La belleza de nuestro idioma está, precisamente, en sus variedades, en sus acentos, en las influencias de otras lenguas, en los giros particulares de determinadas zonas. Gracias a mi trabajo y mis estudios, he tenido la suerte de conocer gente de muchos lugares de América y España, y es lindo poner atención a cada una de las diferencias que nos hacen únicos y que también nos hermanan. Estas diferencias permiten que cada uno se acerque al otro con sus propios rasgos de identidad. Y nos permite iniciar una conversación (a veces una amistad) gracias a una simple pregunta: «¿De dónde eres?». Debido a las diferencias, podemos no solo dar cuenta de nuestras variedades lingüísticas, sino de todo el mundo maravilloso que se esconde detrás de ellas: un mundo con costumbres, historias, dramas, políticas, proyecciones, festejos, paisajes únicos. Estas diferencias nos permiten también aprender del otro, nos hacen humildes al entender que no somos los dueños de la verdad, que existen muchas verdades igual de valiosas y de interesantes que las nuestras.
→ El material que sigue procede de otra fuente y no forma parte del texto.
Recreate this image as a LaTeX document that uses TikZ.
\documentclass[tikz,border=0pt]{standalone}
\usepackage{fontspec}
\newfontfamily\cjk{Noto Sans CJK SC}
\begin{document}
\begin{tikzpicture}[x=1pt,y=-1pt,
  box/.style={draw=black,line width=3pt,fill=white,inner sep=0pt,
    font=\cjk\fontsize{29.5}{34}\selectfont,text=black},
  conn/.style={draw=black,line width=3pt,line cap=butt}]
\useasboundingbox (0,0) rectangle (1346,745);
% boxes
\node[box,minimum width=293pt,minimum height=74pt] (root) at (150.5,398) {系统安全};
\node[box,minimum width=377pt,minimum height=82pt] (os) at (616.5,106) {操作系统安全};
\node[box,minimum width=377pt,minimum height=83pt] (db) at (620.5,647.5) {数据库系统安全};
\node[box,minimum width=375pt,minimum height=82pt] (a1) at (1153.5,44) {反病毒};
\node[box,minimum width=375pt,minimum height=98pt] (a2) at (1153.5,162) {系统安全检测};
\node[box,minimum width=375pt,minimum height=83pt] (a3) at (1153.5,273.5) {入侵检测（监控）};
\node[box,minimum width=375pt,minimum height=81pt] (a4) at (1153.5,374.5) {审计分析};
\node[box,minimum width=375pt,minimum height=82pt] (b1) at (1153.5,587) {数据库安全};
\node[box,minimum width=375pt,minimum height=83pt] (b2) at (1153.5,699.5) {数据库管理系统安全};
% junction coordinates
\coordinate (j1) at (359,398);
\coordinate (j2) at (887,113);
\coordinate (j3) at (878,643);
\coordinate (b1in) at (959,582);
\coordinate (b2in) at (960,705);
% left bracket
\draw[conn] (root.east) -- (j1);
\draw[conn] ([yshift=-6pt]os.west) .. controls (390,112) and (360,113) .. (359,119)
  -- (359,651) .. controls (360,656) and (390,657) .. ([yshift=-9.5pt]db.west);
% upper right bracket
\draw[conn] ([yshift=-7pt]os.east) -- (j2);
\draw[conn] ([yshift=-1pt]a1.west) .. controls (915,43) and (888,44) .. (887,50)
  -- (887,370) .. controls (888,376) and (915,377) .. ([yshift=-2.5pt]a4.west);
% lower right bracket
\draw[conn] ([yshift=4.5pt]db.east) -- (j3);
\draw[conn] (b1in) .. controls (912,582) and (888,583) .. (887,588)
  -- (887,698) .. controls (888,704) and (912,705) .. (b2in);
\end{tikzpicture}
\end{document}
Recuerdo que, hace una década, cuando viví en Madrid, la primera reunión a la que nos convocaron a los becarios americanos fue para darnos algunos ‘tips’ idiomáticos de España. Por ejemplo, nos sugirieron que cuando pidiéramos algo evitáramos nuestros consabidos «disculpe, por favor, no sea malito», pues en el «disculpe» nuestro interlocutor seguramente se daría la vuelta y se iría. En España, como en otros lugares, el imperativo es la norma. En nuestros países andinos, en cambio, los imperativos sin preámbulos suelen verse como una marca de descortesía, y son los españoles quienes deben aprender adecuarse a nuestra norma. También existen diferencias de palabras y de sentidos. En Argentina, por ejemplo, el verbo ‘coger’ sigue siendo tabú (aunque con el tiempo vaya perdiendo esta marca), pero quien llega de afuera debe tratar de usar sinónimos como ‘agarrar’ o ‘tomar’. Quien visita Ecuador y otros países andinos debe acostumbrarse, entre otros, a los diminutivos. Este ‘acostumbrarse’ a comunicarse como lo hacen las personas del lugar no nos resta identidad como visitantes sino que aporta a nuestro aprendizaje y nos humaniza, nos hace más sensibles a las realidades ajenas.
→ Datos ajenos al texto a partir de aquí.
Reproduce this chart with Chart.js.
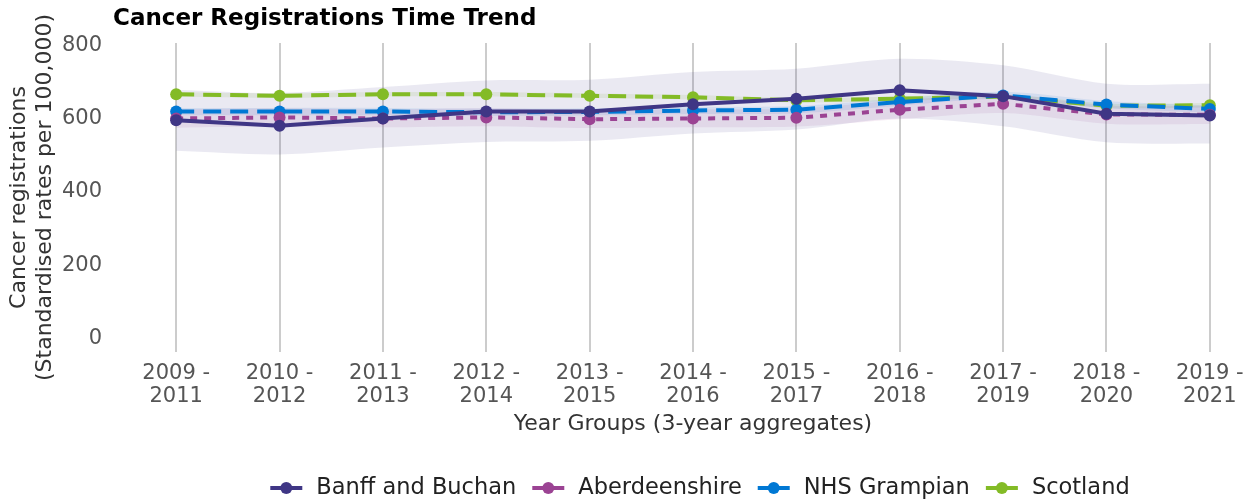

Por otro lado, el que nuestras variedades vengan de un tronco común nos hermana, hace que nos sintamos parte de una gran nación, que nos reconozcamos en la distancia, que nos sintamos acogidos cuando estamos en países que no son los nuestros. Cuando uno está en un país donde no se habla español, es un regalo escuchar una frase conocida, no importa el acento que tenga o de dónde sea la persona; solo escuchar nuestro idioma nos regresa a casa y nos hace sentir en paz.